Furthermore, if realization is as realization physicalism understands it to be, then LePore and Loewer also turn out to be right to hold that if e’s being P realizes e’s being F, then e’s being P explains e’s being F. For if e’s being P realizes e’s being F, then we can offer the following explanation of e’s being F: e is F because it’s P, the physical laws ensure that P meets condition C, and a thing’s being F is its having some or other property that meets C. An explanation of this kind certainly appeals to a metaphysically necessary truth (the identification of F with a certain functional property), but the only contingent facts it appeals to are physical. Hence, I am prepared to say, an explanation of this kind counts as a physically reductive explanation of e’s being F.[3]
II
Let’s turn now to the prospects for a realization-based formulation of physicalism that uses an account of realization recently suggested by Sidney Shoemaker (Shoemaker 2001). Although Shoemaker considers himself to be a kind of functionalist, his account of realization differs from that of the realization physicalist in three important ways. First, whereas the realization physicalist understands realization as a relation between tokens, Shoemaker views it as a relation between properties; for example, between a physical property and a mental property (see, e.g., 2001, 86). Secondly, whereas the realization physicalist understands a functional property as a higher-order property (i.e., as the property of having some or other property that meets condition C), Shoemaker understands a functional property as a first-order property that essentially confers certain causal powers on the objects that possess it (2001, 77). For example, he suggests that “mental properties should be characterized in terms of their causal relations to one another and to inputs and outputs” (original italics; 2001, 84). Finally, and again in contrast to realization physicalism, Shoemaker defines the realization relation between two properties by appeal to a relation of inclusion between the causal powers conferred by the realizer property and those conferred by the realized property.

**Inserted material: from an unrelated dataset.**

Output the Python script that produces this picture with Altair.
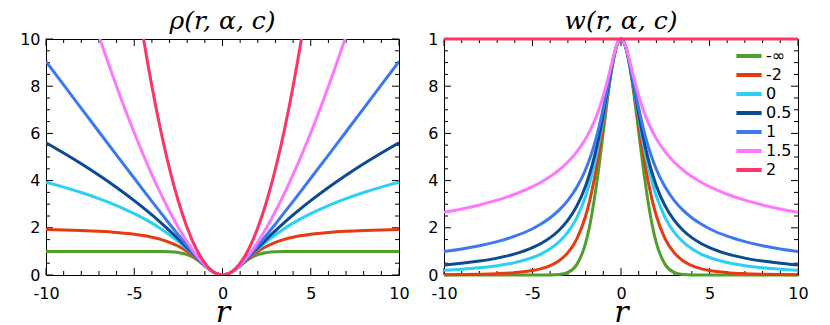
import altair as alt
import pandas as pd

# sample positions (r >= 0); the curves are symmetric about r = 0
R_HALF = [0, 0.25, 0.5, 0.75, 1, 1.25, 1.5, 1.75, 2, 2.5, 3, 3.5, 4, 4.5, 5, 6, 7, 8, 9, 10]

ALPHAS = ["-∞", "-2", "0", "0.5", "1", "1.5", "2"]
COLORS = ["#4f9f2c", "#e63a10", "#2bd0f5", "#0c4a92", "#3c78f0", "#ff77ff", "#ff3366"]

# rho(r, alpha, c) read at R_HALF
RHO_NINF = [0, 0.0308, 0.1175, 0.2452, 0.3935, 0.5422, 0.6753, 0.7837, 0.8647, 0.9561, 0.9889, 0.9978, 0.9997, 1.0, 1.0, 1.0, 1.0, 1.0, 1.0, 1.0]
RHO_M2 = [0, 0.0308, 0.1176, 0.2466, 0.4, 0.5618, 0.72, 0.8673, 1.0, 1.2195, 1.3846, 1.5077, 1.6, 1.6701, 1.7241, 1.8, 1.8491, 1.8824, 1.9059, 1.9231]
RHO_0 = [0, 0.0308, 0.1178, 0.2478, 0.4055, 0.5773, 0.7538, 0.9287, 1.0986, 1.4171, 1.7047, 1.9636, 2.1972, 2.4092, 2.6027, 2.9444, 3.2387, 3.4965, 3.7257, 3.9318]
RHO_05 = [0, 0.0308, 0.1179, 0.2486, 0.4087, 0.5861, 0.7723, 0.9619, 1.1513, 1.5229, 1.8797, 2.2201, 2.5444, 2.8541, 3.1505, 3.7082, 4.2262, 4.7117, 5.1698, 5.6043]
RHO_1 = [0, 0.0308, 0.1180, 0.25, 0.4142, 0.6008, 0.8028, 1.0156, 1.2361, 1.6926, 2.1623, 2.6401, 3.1231, 3.6098, 4.0990, 5.0828, 6.0711, 7.0623, 8.0554, 9.0499]
RHO_15 = [0, 0.0308, 0.1185, 0.2533, 0.4265, 0.6315, 0.8638, 1.1204, 1.3987, 2.0143, 2.7002, 3.4492, 4.2561, 5.1169, 6.0281, 7.9914, 10.128, 12.426, 14.873, 17.461]
RHO_2 = [0, 0.0313, 0.125, 0.2813, 0.5, 0.7813, 1.125, 1.5313, 2, 3.125, 4.5, 6.125, 8, 10.125, 12.5, 18, 24.5, 32, 40.5, 50]

# w(r, alpha, c) read at R_HALF
W_NINF = [1, 0.9692, 0.8825, 0.7548, 0.6065, 0.4578, 0.3247, 0.2163, 0.1353, 0.0439, 0.0111, 0.0022, 0.0003, 0.0, 0.0, 0, 0, 0, 0, 0]
W_M2 = [1, 0.9695, 0.8858, 0.7686, 0.64, 0.5171, 0.4096, 0.3208, 0.25, 0.1523, 0.0947, 0.0606, 0.04, 0.0272, 0.0190, 0.01, 0.0057, 0.0035, 0.0022, 0.0015]
W_0 = [1, 0.9697, 0.8889, 0.7805, 0.6667, 0.5614, 0.4706, 0.3951, 0.3333, 0.2424, 0.1818, 0.1404, 0.1111, 0.0899, 0.0741, 0.0526, 0.0392, 0.0303, 0.0241, 0.0196]
W_05 = [1, 0.9699, 0.8908, 0.7875, 0.6817, 0.5855, 0.5030, 0.4342, 0.3774, 0.2918, 0.2324, 0.1898, 0.1584, 0.1346, 0.1161, 0.0894, 0.0716, 0.0589, 0.0495, 0.0424]
W_1 = [1, 0.9701, 0.8944, 0.8, 0.7071, 0.6247, 0.5547, 0.4961, 0.4472, 0.3714, 0.3162, 0.2747, 0.2425, 0.2169, 0.1961, 0.1644, 0.1414, 0.1240, 0.1104, 0.0995]
W_15 = [1, 0.9710, 0.9036, 0.8283, 0.7598, 0.7017, 0.6530, 0.6121, 0.5774, 0.5217, 0.4790, 0.4450, 0.4172, 0.3940, 0.3742, 0.3421, 0.3170, 0.2967, 0.2799, 0.2656]
W_2 = [1, 1, 1, 1, 1, 1, 1, 1, 1, 1, 1, 1, 1, 1, 1, 1, 1, 1, 1, 1]

X_MAJOR = [-10, -5, 0, 5, 10]
X_MINOR = [-9, -8, -7, -6, -4, -3, -2, -1, 1, 2, 3, 4, 6, 7, 8, 9]
YL_MAJOR = [0, 2, 4, 6, 8, 10]
YL_MINOR = [0.5, 1, 1.5, 2.5, 3, 3.5, 4.5, 5, 5.5, 6.5, 7, 7.5, 8.5, 9, 9.5]
YR_MAJOR = [0, 0.2, 0.4, 0.6, 0.8, 1]
YR_MINOR = [0.05, 0.1, 0.15, 0.25, 0.3, 0.35, 0.45, 0.5, 0.55, 0.65, 0.7, 0.75, 0.85, 0.9, 0.95]

RHO = [RHO_NINF, RHO_M2, RHO_0, RHO_05, RHO_1, RHO_15, RHO_2]
WTS = [W_NINF, W_M2, W_0, W_05, W_1, W_15, W_2]

R_FULL = [-v for v in R_HALF[:0:-1]] + R_HALF


def long_df(series):
    rows = []
    for k, (a, half) in enumerate(zip(ALPHAS, series)):
        vals = list(half[:0:-1]) + list(half)
        for r, v in zip(R_FULL, vals):
            rows.append({"r": r, "v": v, "alpha": a, "k": k})
    return pd.DataFrame(rows)


H = 236
MAJ, MIN = 7, 4
SANS = "DejaVu Sans"
SERIF = "DejaVu Serif"


def panel(df, width, ydom, ymaj, ymin, ylabel_expr, title, legend, clip):
    xs = alt.Scale(domain=[-10, 10], nice=False, zero=False)
    ys = alt.Scale(domain=ydom, nice=False, zero=False)
    xaxis = alt.Axis(values=X_MAJOR, ticks=False, domain=False, grid=False,
                     labelFont=SANS, labelFontSize=16, labelColor="black",
                     labelPadding=10, labelFlush=False, labelExpr="datum.value + ''",
                     title="r", titleFont=SERIF, titleFontStyle="italic",
                     titleFontWeight="normal", titleFontSize=30, titleColor="black",
                     titlePadding=-4)
    yaxis = alt.Axis(values=ymaj, ticks=False, domain=False, grid=False,
                     labelFont=SANS, labelFontSize=16, labelColor="black",
                     labelPadding=6, labelFlush=False, labelExpr=ylabel_expr, title=None)

    def xt(vals, top, ln):
        d = pd.DataFrame({"t": vals})
        y1 = 0 if top else H
        y2 = ln if top else H - ln
        return alt.Chart(d).mark_rule(color="black", strokeWidth=1).encode(
            x=alt.X("t:Q", scale=xs, axis=xaxis), y=alt.value(y1), y2=alt.value(y2))

    def yt(vals, right, ln):
        d = pd.DataFrame({"t": vals})
        x1 = width if right else 0
        x2 = width - ln if right else ln
        return alt.Chart(d).mark_rule(color="black", strokeWidth=1).encode(
            y=alt.Y("t:Q", scale=ys, axis=yaxis), x=alt.value(x1), x2=alt.value(x2))

    ticks = [xt(X_MAJOR, False, MAJ), xt(X_MINOR, False, MIN),
             xt(X_MAJOR, True, MAJ), xt(X_MINOR, True, MIN),
             yt(ymaj, False, MAJ), yt(ymin, False, MIN),
             yt(ymaj, True, MAJ), yt(ymin, True, MIN)]

    lines = alt.Chart(df).mark_line(strokeWidth=3, clip=clip, interpolate="monotone").encode(
        x=alt.X("r:Q", scale=xs, axis=xaxis),
        y=alt.Y("v:Q", scale=ys, axis=yaxis),
        color=alt.Color("alpha:N", sort=ALPHAS,
                        scale=alt.Scale(domain=ALPHAS, range=COLORS), legend=legend),
        order=alt.Order("k:Q"),
    )
    return alt.layer(*ticks, lines).properties(
        width=width, height=H,
        title=alt.TitleParams(title, font=SERIF, fontStyle="italic", fontSize=25,
                              fontWeight="normal", anchor="middle", color="black",
                              offset=-3))


legend = alt.Legend(orient="top-right", title=None, symbolType="M-1.4,0H1.4",
                    symbolStrokeWidth=4, symbolSize=324, labelFont=SANS,
                    labelFontSize=16, labelColor="black", offset=6, padding=0,
                    rowPadding=0, labelOffset=6)

left = panel(long_df(RHO), 353, [0, 10], YL_MAJOR, YL_MINOR, "datum.value + ''",
             "ρ(r, α, c)", None, True)
right = panel(long_df(WTS), 354, [0, 1], YR_MAJOR, YR_MINOR,
              "datum.value == 1 ? '1' : substring(format(datum.value, '.1f'), 2)",
              "w(r, α, c)", legend, False)

chart = alt.hconcat(left, right, spacing=17).resolve_legend(
    color="independent").configure(
    padding={"left": 11, "top": 0, "right": 5, "bottom": 0}
).configure_view(stroke="black", strokeWidth=1)

chart.save("out.html", embed_options={"renderer": "svg", "actions": False})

Shoemaker sketches his ensuing account of realization as follows, where a ‘conditional power’ is a power of a thing to cause some effect if that thing possesses some further property or properties (2001, 77):
“…property X realizes property Y just in case the conditional powers bestowed by Y are a subset of the conditional powers bestowed by X (and X is not a conjunctive property having Y as a conjunct). (2001, 78)
Two remarks. (1) The parenthetical condition is designed to prevent conjunctive properties from counting as realizers of their conjuncts, which, it seems intuitively, they shouldn’t; but since this condition is irrelevant to present purposes, I’ll henceforth ignore it. (2) Because this account of realization says “subset”, and not “proper subset”, it applies to the special case where the conditional powers conferred by X and by Y are identical, so that, given Shoemaker’s principle that “no two properties confer exactly the same conditional powers” (2001, 78), X and Y are one and the same property. Accordingly, Shoemaker adds that, if Y is multiply realized, then the conditional powers that it confers must be a proper subset of the conditional powers conferred by any property that realizes it (2001, 79). Since we are interested in precisely those cases where realization is invoked because type-type identity cannot be, we can rephrase Shoemaker’s account of realization, suitably for present purposes, as follows:
(SR) Property X realizes property Y without being identical with Y iff
(i) every conditional causal power conferred by Y, the realized property, is identical with some conditional causal power conferred by X, the realizing property; and
(ii) some conditional causal power conferred by X, the realizing property, is distinct from every conditional causal power conferred by Y, the realized property.
Now let’s try to formulate a version of physicalism based on Shoemaker’s understanding of realization. Recalling the schema for realization-based formulations of physicalism,
(RBFP) Everything that exists is either identical with the physical (in a certain narrow sense of “physical”) or realized by the physical,
we might at first propose the following, in which “realized” is obviously to be understood in line with (SR):
Every (actual) property is either identical with a physical property or realized by a physical property.
But even as a formulation of physicalism whose scope is restricted to properties, this proposal is inadequate. The problem is that it doesn’t say how often every non-physical property is realized by a physical property; whereas, for physicalism to be true, every non-physical property must always be realized by some or other physical property. To avoid this problem, we might therefore amend as follows:
Every (actual) property is either identical with a physical property or, on every occasion on which it’s instantiated at all, realized by a physical property.
(SP) Every (actual) property is either identical with a physical property or such that every (actual) instance of it is realized by an instance of some or other physical property.[4]
[1] And possibly also, to account for perforated tokens, (c) the existence in certain spacetime regions of nothing.
[2] For more on these conditions of adequacy for formulations of physicalism, see Melnyk 2003, Chs. 1 and 2).
[3] For elaboration and defense of this understanding of reduction, see Melnyk 2003, Ch. 3.
[4] Its scope is still restricted to properties, of course.
[5] Shoemaker himself opposes identifying mental property-instances with the physical property-instances that realize them (Shoemaker 2001, 80).
[6] This second problem, by the way, looks like a particular case of the oft-noted general problem of explaining how an instance of property P1 can manage to be identical with an instance of property P2 while P1 and P2 are not themselves identical.
[7] This suggestion is one way of fleshing out Shoemaker’s rather concise discussion (2001, 80-81) of realized property-instances as parts of realizing property-instances.
[8] Shoemaker explicitly allows that non-functional properties can be realized in his sense; but his only example of such properties is that of determinables realized by their determinates, where, to judge by the frequently-mentioned red/scarlet case, he seems happy to treat such properties as causal (see Shoemaker 2001, 74 and 78).